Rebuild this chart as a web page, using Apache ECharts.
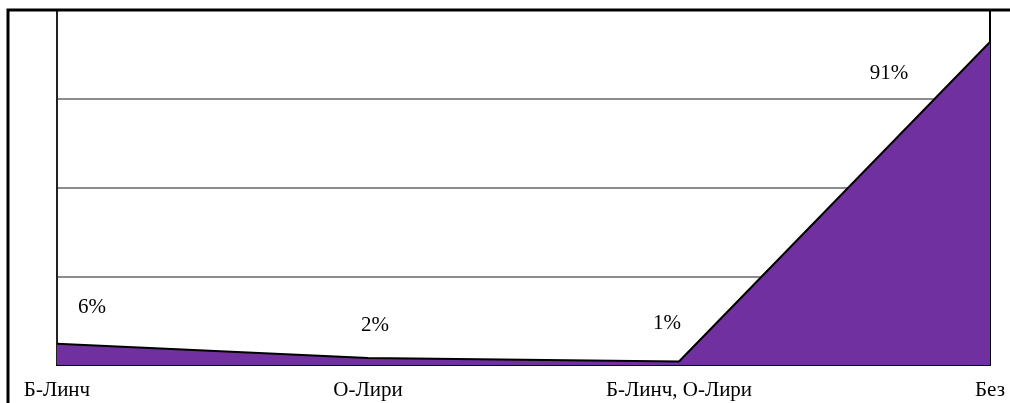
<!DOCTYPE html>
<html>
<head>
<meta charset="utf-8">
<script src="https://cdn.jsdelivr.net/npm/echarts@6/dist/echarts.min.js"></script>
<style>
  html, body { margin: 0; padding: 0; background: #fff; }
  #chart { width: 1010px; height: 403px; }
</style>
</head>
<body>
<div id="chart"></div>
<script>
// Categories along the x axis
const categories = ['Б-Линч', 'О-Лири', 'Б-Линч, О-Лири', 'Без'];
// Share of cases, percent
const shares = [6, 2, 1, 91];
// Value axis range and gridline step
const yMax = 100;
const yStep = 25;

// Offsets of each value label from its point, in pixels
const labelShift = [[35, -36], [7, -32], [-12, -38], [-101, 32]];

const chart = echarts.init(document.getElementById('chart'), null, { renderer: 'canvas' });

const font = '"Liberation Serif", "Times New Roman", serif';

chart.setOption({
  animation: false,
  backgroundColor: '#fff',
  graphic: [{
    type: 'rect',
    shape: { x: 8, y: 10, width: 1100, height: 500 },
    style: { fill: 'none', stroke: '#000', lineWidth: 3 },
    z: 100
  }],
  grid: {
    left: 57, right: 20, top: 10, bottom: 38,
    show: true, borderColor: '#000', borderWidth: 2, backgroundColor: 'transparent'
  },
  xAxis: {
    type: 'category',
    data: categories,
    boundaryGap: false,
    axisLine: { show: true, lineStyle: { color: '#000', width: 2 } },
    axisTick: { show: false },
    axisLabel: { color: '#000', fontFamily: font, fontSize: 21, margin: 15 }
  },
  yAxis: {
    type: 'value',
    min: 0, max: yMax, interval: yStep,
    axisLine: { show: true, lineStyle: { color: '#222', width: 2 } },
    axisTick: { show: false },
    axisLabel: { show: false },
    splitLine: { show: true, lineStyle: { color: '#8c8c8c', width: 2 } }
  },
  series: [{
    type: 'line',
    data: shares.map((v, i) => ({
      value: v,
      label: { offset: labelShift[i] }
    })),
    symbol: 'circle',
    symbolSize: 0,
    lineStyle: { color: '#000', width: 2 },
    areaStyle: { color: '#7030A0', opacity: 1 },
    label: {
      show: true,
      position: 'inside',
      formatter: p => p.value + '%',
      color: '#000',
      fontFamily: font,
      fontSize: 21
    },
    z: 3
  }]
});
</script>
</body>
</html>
***
Exercise. Only lines belong in the copy: transcribe those from the start of the data through the line that contains "-38], [-101, 32]];", and skip the pictures.

Exercise output.
Rebuild this chart as a web page, using Apache ECharts.
<!DOCTYPE html>
<html>
<head>
<meta charset="utf-8">
<script src="https://cdn.jsdelivr.net/npm/echarts@6/dist/echarts.min.js"></script>
<style>
  html, body { margin: 0; padding: 0; background: #fff; }
  #chart { width: 1010px; height: 403px; }
</style>
</head>
<body>
<div id="chart"></div>
<script>
// Categories along the x axis
const categories = ['Б-Линч', 'О-Лири', 'Б-Линч, О-Лири', 'Без'];
// Share of cases, percent
const shares = [6, 2, 1, 91];
// Value axis range and gridline step
const yMax = 100;
const yStep = 25;

// Offsets of each value label from its point, in pixels
const labelShift = [[35, -36], [7, -32], [-12, -38], [-101, 32]];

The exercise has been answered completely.